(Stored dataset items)
━━━━

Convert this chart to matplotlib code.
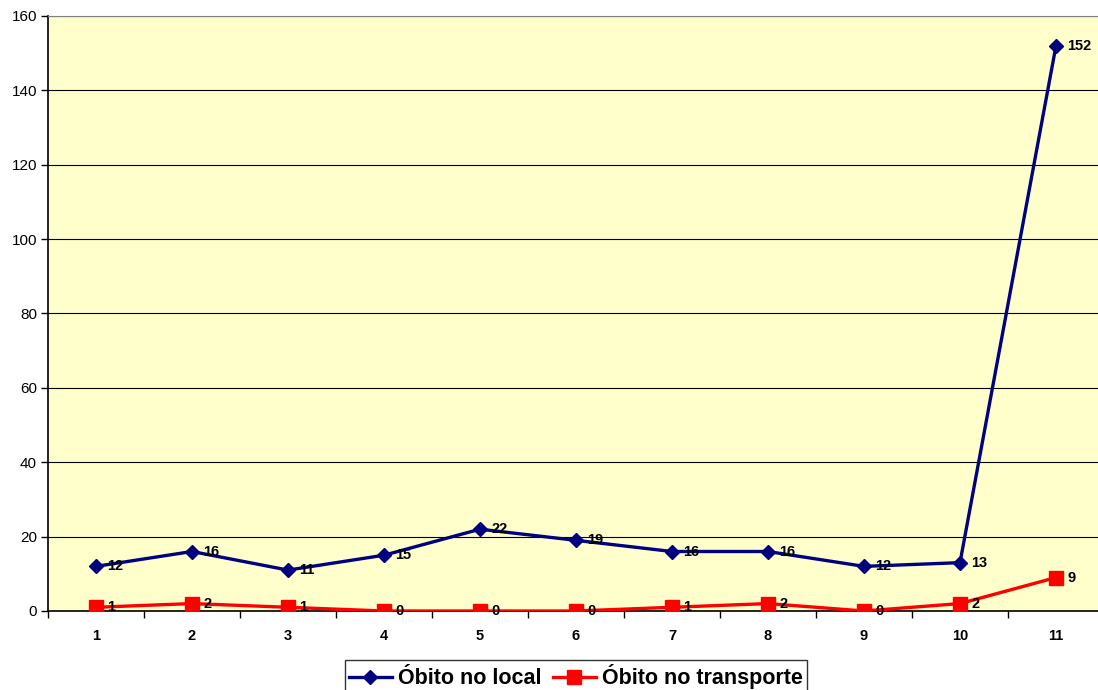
import numpy as np
import matplotlib
matplotlib.use("Agg")
import matplotlib.pyplot as plt

plt.rcParams['font.family'] = ['Liberation Sans', 'DejaVu Sans']

categorias = [1, 2, 3, 4, 5, 6, 7, 8, 9, 10, 11]
obito_local = [12, 16, 11, 15, 22, 19, 16, 16, 12, 13, 152]
obito_transporte = [1, 2, 1, 0, 0, 0, 1, 2, 0, 2, 9]

fig = plt.figure(figsize=(10.98, 6.9), dpi=100)
ax = fig.add_axes([48/1098, 1-611/690, 1056/1098, 595/690])
ax.set_facecolor('#FFFFCC')

x = np.arange(1, len(categorias)+1)
ax.plot(x, obito_local, color='#000080', lw=2.4, marker='D', ms=7.5, label='Óbito no local', zorder=3)
ax.plot(x, obito_transporte, color='#FF0000', lw=2.4, marker='s', ms=9.5, label='Óbito no transporte', zorder=3)

# rótulos de dados à direita de cada ponto
for xi, v in zip(x, obito_local):
    ax.annotate(str(v), (xi, v), xytext=(11, 0), textcoords='offset pixels',
                ha='left', va='center', fontsize=10.5, fontweight='bold')
for xi, v in zip(x, obito_transporte):
    ax.annotate(str(v), (xi, v), xytext=(11, 0), textcoords='offset pixels',
                ha='left', va='center', fontsize=10.5, fontweight='bold')

ax.set_xlim(0.5, 11.5)
ax.set_ylim(0, 160)
ax.set_yticks(range(0, 161, 20))
ax.set_yticklabels([str(t) for t in range(0, 161, 20)], fontsize=11)
ax.set_xticks(x)
ax.set_xticklabels([str(c) for c in categorias], fontsize=10.5, fontweight='bold')
ax.set_xticks(np.arange(0.5, 12, 1), minor=True)
ax.tick_params(axis='x', which='major', length=0, pad=13)
ax.tick_params(axis='x', which='minor', length=5, width=1, direction='out')
ax.tick_params(axis='y', length=5, width=1, direction='out', pad=3)
ax.grid(axis='y', color='black', lw=0.8)
ax.set_axisbelow(True)
ax.spines['right'].set_visible(False)
ax.spines['top'].set_color('#808080')
ax.spines['left'].set_linewidth(1.2)
ax.spines['bottom'].set_linewidth(1.2)

leg = fig.legend(loc='upper center', bbox_to_anchor=(576/1098, 1-660/690), ncol=2,
                 prop={'weight': 'bold', 'size': 15.5}, frameon=True, fancybox=False,
                 handlelength=2.0, handletextpad=0.3, columnspacing=0.5,
                 borderpad=0.2, borderaxespad=0)
leg.get_frame().set_edgecolor('black')
leg.get_frame().set_linewidth(1)

fig.savefig('out.png', dpi=100)
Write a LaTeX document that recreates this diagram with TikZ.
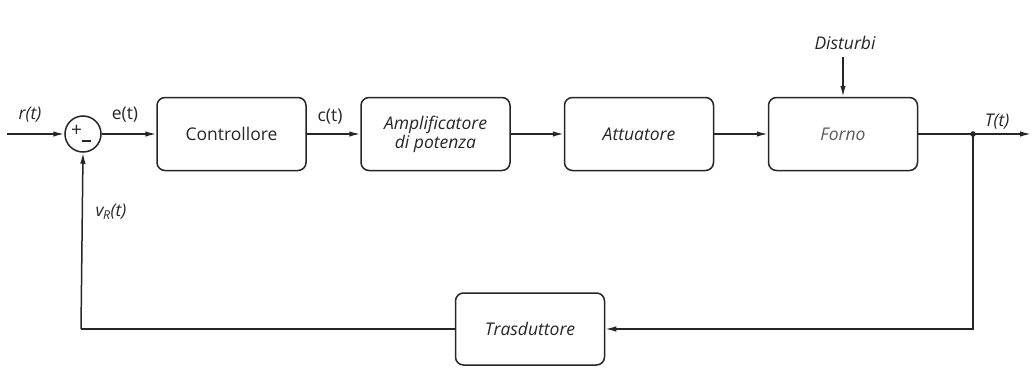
\documentclass[tikz,border=0pt]{standalone}
\usepackage{fontspec}
\setmainfont{Open Sans}
\usetikzlibrary{arrows.meta}
\definecolor{ink}{HTML}{262626}
\begin{document}
\begin{tikzpicture}[x=1pt,y=-1pt,
  every node/.style={font=\fontsize{17.5}{20}\selectfont, text=ink},
  blk/.style={draw=ink, line width=1.5pt, rounded corners=8pt, minimum width=149pt, minimum height=73pt, align=center, inner sep=2pt},
  sig/.style={draw=ink, line width=1.5pt, -{Latex[length=11pt,width=5.5pt]}},
  wire/.style={draw=ink, line width=1.5pt},
  lbl/.style={inner sep=0pt}]
\useasboundingbox (0,0) rectangle (1033,372);
% summing junction
\node[draw=ink, line width=1.5pt, circle, minimum size=36pt, inner sep=0pt] (sum) at (83,134) {};
\node[lbl, font=\fontsize{19}{19}\selectfont] (plus) at (76.5,131) {+};
\node[lbl] (minus) at (86,141) {\rule{9pt}{1.4pt}};
% blocks
\node[blk] (ctrl) at (231.5,134) {Controllore};
\node[blk] (amp) at (435.5,134) {\itshape Amplificatore\\[-1pt]\itshape di potenza};
\node[blk] (att) at (639,134) {\itshape Attuatore};
\node[blk, text=ink!75] (forno) at (843,134) {\itshape Forno};
\node[blk, minimum height=72pt] (tras) at (530,329) {\itshape Trasduttore};
% coordinates
\coordinate (in) at (7,134);
\coordinate (out) at (1031,134);
\coordinate (junc) at (973,134);
\coordinate (fbr) at (973,329);
\coordinate (fbl) at (81,329);
\coordinate (dtop) at (843,57);
% labels
\node[lbl] (rl) at (30,115) {\itshape r(t)};
\node[lbl] (el) at (125,115) {e(t)};
\node[lbl] (cl) at (330,117) {c(t)};
\node[lbl] (dl) at (845,43) {\itshape Disturbi};
\node[lbl] (tl) at (997,122) {\itshape T(t)};
\node[lbl] (vl) at (111,212) {\itshape v\textsubscript{\kern-0.5pt R}(t)};
% connectors
\draw[sig] (in) -- (sum.west);
\draw[sig] (sum.east) -- (ctrl.west);
\draw[sig] (ctrl.east) -- (amp.west);
\draw[sig] (amp.east) -- (att.west);
\draw[sig] (att.east) -- (forno.west);
\draw[sig] (dtop) -- (forno.north);
\draw[sig] (forno.east) -- (out);
\fill[ink] (junc) circle (2.8pt);
\draw[sig] (junc) -- (fbr) -- (tras.east);
\draw[wire] (tras.west) -- (fbl);
\draw[sig] (fbl) -- (sum.south);
\end{tikzpicture}
\end{document}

━━━━

Up to and including the line with "ax.set_facecolor('#FFFFCC')", copy the data above from its first line. Skip pictures.

Convert this chart to matplotlib code.
import numpy as np
import matplotlib
matplotlib.use("Agg")
import matplotlib.pyplot as plt

plt.rcParams['font.family'] = ['Liberation Sans', 'DejaVu Sans']

categorias = [1, 2, 3, 4, 5, 6, 7, 8, 9, 10, 11]
obito_local = [12, 16, 11, 15, 22, 19, 16, 16, 12, 13, 152]
obito_transporte = [1, 2, 1, 0, 0, 0, 1, 2, 0, 2, 9]

fig = plt.figure(figsize=(10.98, 6.9), dpi=100)
ax = fig.add_axes([48/1098, 1-611/690, 1056/1098, 595/690])
ax.set_facecolor('#FFFFCC')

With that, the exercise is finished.